>> Start Materials provided
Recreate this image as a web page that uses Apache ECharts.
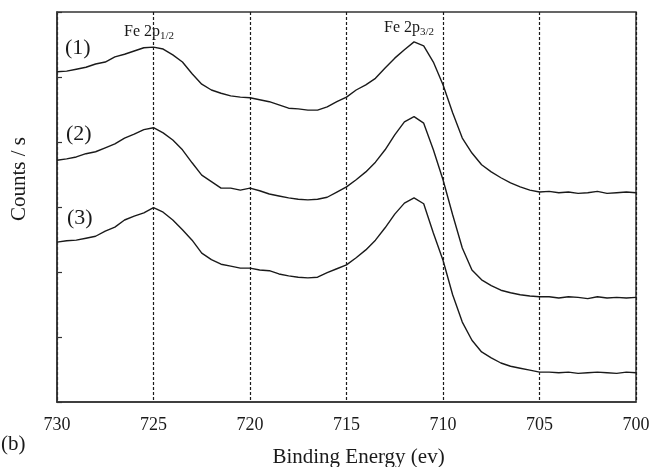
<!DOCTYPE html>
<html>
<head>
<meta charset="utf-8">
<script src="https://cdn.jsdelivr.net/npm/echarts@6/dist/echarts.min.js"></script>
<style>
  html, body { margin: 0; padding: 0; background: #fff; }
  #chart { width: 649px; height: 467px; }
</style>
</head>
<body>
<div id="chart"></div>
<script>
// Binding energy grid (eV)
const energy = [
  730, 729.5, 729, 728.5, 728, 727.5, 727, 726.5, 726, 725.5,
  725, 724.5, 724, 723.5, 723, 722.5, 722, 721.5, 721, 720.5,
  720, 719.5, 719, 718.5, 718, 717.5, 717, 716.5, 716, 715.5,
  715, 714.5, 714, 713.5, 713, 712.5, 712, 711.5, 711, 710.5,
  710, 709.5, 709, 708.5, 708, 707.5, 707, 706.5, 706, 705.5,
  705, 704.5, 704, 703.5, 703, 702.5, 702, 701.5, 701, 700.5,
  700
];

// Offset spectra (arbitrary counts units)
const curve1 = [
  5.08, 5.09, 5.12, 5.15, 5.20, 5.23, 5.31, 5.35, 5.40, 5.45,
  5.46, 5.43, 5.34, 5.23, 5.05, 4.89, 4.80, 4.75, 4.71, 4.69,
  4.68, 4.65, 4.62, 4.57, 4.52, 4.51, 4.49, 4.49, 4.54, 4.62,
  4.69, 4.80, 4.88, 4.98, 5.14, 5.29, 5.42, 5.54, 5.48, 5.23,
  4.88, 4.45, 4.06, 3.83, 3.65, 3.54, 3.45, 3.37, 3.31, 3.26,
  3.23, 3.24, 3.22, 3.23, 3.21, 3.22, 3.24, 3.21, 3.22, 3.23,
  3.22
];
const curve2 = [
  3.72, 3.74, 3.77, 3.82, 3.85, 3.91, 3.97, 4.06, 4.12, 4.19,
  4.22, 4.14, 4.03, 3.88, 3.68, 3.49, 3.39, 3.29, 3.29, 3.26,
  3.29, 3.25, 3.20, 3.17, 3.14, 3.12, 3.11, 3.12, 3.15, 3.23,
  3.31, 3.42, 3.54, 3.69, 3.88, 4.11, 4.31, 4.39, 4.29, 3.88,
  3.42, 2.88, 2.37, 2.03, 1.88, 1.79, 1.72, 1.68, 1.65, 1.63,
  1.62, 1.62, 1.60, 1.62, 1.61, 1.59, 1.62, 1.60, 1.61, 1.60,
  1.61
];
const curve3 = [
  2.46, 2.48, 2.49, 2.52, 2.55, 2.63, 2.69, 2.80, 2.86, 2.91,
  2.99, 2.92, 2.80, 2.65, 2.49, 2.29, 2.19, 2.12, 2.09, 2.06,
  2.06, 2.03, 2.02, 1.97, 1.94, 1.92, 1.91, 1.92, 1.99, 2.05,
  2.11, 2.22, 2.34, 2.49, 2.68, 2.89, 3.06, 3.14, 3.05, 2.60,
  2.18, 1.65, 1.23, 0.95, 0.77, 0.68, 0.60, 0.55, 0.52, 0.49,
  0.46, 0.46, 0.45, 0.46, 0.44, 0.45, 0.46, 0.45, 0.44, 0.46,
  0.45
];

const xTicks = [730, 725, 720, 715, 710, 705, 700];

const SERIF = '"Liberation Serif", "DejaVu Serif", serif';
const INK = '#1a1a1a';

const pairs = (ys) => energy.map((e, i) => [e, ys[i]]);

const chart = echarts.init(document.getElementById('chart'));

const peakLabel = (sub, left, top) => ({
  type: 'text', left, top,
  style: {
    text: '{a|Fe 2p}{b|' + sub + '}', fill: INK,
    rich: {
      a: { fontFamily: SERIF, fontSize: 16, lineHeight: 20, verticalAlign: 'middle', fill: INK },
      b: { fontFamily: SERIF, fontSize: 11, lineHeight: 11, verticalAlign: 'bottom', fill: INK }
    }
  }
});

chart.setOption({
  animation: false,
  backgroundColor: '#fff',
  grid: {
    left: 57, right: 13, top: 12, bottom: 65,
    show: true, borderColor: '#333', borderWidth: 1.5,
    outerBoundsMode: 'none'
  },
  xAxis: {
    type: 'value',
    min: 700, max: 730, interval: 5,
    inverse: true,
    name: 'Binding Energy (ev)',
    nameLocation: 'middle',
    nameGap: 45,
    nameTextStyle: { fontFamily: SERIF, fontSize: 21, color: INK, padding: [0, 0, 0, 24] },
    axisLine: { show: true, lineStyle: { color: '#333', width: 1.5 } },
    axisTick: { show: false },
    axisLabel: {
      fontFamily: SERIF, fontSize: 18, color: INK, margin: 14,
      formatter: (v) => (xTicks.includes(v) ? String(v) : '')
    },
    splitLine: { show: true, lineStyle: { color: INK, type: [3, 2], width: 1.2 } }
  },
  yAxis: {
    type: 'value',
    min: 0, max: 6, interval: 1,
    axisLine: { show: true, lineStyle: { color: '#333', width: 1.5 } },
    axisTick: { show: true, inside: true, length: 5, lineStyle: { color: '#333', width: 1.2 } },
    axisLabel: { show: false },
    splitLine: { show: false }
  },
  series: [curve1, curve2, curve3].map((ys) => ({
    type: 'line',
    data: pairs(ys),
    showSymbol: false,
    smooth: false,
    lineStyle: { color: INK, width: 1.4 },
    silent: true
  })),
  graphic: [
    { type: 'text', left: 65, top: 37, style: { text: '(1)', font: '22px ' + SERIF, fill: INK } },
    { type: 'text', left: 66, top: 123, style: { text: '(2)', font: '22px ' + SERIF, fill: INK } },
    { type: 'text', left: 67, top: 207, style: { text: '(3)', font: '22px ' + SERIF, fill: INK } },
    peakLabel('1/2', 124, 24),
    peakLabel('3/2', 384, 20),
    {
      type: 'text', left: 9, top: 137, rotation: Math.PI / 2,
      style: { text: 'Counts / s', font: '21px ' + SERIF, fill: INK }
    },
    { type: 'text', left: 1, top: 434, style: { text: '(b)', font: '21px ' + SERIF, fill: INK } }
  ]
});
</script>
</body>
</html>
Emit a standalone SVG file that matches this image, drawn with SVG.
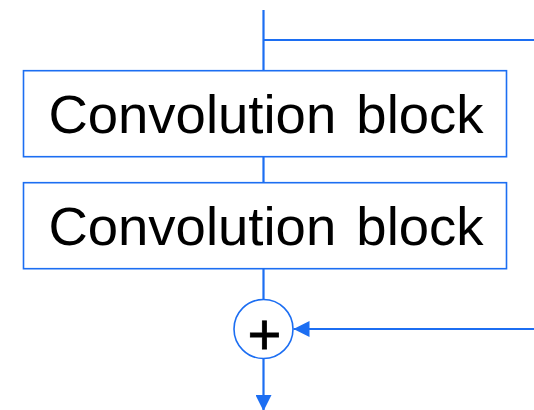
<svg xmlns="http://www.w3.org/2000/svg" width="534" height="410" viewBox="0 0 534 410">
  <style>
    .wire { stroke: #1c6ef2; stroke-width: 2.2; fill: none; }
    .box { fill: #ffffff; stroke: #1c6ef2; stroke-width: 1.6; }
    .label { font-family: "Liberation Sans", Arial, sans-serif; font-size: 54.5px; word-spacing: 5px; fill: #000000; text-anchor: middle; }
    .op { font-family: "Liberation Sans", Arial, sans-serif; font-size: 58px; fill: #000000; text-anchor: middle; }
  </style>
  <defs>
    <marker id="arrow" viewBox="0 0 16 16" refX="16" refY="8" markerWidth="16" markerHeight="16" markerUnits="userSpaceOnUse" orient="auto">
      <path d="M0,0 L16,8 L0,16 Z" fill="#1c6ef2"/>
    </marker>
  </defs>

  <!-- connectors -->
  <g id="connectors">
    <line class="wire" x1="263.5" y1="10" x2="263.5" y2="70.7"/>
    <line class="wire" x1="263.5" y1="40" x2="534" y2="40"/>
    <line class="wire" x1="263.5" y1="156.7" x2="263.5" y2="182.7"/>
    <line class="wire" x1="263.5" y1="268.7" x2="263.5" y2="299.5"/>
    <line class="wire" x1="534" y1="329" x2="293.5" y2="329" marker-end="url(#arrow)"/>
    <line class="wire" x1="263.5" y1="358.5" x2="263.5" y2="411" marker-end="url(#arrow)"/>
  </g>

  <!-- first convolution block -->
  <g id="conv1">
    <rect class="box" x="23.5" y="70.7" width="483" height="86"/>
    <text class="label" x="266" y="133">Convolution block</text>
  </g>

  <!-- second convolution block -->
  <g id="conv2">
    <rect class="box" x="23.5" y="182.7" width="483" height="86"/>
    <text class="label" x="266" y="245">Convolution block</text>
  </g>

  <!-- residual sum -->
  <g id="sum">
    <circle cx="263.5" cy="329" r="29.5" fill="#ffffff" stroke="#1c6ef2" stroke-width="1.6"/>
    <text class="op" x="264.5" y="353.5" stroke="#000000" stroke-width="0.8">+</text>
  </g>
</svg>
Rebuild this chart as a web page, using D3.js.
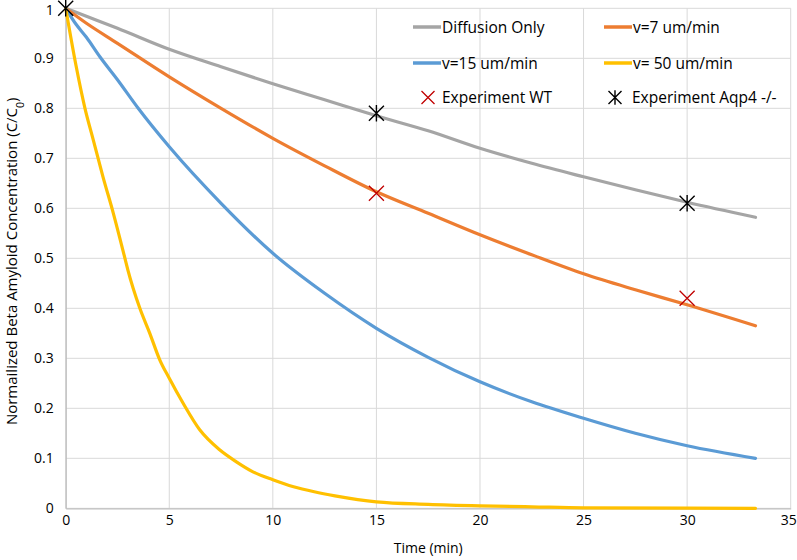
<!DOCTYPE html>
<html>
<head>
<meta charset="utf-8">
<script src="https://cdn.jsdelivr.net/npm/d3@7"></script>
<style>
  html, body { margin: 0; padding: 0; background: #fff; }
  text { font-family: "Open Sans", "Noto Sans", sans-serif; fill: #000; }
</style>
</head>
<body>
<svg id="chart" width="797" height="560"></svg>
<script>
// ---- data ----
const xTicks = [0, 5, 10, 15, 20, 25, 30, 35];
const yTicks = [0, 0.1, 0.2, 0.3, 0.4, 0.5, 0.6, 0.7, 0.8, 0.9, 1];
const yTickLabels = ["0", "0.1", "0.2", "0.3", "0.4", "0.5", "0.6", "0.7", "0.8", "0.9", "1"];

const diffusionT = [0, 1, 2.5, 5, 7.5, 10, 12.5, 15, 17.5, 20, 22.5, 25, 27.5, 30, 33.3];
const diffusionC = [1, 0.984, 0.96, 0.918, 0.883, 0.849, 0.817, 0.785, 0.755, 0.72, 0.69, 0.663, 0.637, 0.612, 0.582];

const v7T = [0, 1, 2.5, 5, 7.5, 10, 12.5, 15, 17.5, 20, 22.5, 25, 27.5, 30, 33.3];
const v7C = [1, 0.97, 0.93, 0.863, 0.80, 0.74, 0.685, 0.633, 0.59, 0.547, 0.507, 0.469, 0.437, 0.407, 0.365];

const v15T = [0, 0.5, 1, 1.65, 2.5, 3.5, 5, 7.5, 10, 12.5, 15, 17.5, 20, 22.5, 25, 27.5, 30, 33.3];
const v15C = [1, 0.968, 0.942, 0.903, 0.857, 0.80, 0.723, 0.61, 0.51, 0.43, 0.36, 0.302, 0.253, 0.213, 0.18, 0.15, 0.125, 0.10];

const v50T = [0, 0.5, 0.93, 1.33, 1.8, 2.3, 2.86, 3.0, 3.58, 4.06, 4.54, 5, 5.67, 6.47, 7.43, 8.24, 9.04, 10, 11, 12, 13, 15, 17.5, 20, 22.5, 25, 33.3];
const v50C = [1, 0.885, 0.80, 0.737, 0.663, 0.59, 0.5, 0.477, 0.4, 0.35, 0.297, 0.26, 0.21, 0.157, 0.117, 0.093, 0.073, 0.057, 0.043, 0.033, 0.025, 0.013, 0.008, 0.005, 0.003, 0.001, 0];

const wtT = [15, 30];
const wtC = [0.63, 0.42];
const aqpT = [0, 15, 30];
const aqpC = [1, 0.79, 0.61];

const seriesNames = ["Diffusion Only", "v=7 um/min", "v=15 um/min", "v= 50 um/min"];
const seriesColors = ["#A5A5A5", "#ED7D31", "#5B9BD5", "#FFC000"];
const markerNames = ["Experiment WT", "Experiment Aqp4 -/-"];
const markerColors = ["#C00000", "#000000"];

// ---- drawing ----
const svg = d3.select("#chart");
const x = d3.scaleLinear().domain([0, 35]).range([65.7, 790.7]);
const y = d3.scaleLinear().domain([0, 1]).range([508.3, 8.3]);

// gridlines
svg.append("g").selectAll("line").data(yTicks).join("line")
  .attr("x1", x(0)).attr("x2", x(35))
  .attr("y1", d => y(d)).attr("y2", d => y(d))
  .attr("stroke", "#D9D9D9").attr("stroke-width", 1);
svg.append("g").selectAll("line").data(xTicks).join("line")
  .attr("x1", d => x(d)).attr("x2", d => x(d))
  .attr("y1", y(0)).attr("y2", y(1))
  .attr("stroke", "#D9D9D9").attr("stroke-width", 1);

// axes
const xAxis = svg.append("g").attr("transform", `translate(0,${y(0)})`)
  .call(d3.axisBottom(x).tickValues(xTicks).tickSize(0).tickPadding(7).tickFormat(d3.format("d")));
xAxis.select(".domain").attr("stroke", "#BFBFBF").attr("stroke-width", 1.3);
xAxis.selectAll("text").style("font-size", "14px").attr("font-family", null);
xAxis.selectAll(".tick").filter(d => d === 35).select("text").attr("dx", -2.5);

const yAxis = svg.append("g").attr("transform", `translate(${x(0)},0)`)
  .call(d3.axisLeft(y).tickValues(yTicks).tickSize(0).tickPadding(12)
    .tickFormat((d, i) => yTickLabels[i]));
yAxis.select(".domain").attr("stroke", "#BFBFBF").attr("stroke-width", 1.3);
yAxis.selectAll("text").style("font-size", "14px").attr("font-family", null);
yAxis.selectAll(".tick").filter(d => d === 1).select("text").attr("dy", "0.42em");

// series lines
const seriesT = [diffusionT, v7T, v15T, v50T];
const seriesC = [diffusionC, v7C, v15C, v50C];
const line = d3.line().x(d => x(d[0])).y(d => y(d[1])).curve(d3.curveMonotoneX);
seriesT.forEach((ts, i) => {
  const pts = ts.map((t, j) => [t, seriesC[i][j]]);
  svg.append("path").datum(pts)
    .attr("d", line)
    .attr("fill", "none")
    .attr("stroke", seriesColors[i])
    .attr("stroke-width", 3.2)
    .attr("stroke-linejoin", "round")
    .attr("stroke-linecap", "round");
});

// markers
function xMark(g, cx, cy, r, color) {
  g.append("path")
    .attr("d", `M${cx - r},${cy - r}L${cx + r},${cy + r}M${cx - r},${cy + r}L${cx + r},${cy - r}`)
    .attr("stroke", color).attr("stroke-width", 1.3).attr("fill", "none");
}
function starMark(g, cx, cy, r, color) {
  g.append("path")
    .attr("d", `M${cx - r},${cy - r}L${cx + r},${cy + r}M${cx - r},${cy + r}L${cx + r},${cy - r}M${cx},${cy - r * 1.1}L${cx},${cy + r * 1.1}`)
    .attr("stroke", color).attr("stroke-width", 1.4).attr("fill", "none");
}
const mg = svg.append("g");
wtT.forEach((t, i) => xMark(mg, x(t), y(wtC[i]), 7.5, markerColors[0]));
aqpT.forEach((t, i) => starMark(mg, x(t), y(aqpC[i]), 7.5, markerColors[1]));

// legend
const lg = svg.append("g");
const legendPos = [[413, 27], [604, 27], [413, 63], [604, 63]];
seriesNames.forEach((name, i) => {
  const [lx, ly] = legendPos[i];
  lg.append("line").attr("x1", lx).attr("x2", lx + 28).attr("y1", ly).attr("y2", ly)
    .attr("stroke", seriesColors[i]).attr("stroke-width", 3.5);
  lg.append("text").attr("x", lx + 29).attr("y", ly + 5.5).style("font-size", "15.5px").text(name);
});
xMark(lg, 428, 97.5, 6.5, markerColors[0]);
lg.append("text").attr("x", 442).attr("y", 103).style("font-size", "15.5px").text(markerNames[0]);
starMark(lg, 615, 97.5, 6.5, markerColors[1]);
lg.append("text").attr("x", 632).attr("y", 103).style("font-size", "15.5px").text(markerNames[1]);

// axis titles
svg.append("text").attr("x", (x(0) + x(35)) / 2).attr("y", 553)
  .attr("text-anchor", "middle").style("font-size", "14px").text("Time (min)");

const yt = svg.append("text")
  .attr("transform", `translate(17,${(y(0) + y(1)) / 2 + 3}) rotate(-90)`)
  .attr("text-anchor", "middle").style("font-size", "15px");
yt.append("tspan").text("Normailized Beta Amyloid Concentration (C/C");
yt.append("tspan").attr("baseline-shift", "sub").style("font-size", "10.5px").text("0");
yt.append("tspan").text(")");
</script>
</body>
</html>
>> End Materials provided
◆ **Set task**: Copy exactly the part of the material above that opens with the line containing "Rebuild this chart" and closes with the line containing "0.437, 0.407, 0.365];", ends included. Drop the images.

◆ **Result**:
Rebuild this chart as a web page, using D3.js.
<!DOCTYPE html>
<html>
<head>
<meta charset="utf-8">
<script src="https://cdn.jsdelivr.net/npm/d3@7"></script>
<style>
  html, body { margin: 0; padding: 0; background: #fff; }
  text { font-family: "Open Sans", "Noto Sans", sans-serif; fill: #000; }
</style>
</head>
<body>
<svg id="chart" width="797" height="560"></svg>
<script>
// ---- data ----
const xTicks = [0, 5, 10, 15, 20, 25, 30, 35];
const yTicks = [0, 0.1, 0.2, 0.3, 0.4, 0.5, 0.6, 0.7, 0.8, 0.9, 1];
const yTickLabels = ["0", "0.1", "0.2", "0.3", "0.4", "0.5", "0.6", "0.7", "0.8", "0.9", "1"];

const diffusionT = [0, 1, 2.5, 5, 7.5, 10, 12.5, 15, 17.5, 20, 22.5, 25, 27.5, 30, 33.3];
const diffusionC = [1, 0.984, 0.96, 0.918, 0.883, 0.849, 0.817, 0.785, 0.755, 0.72, 0.69, 0.663, 0.637, 0.612, 0.582];

const v7T = [0, 1, 2.5, 5, 7.5, 10, 12.5, 15, 17.5, 20, 22.5, 25, 27.5, 30, 33.3];
const v7C = [1, 0.97, 0.93, 0.863, 0.80, 0.74, 0.685, 0.633, 0.59, 0.547, 0.507, 0.469, 0.437, 0.407, 0.365];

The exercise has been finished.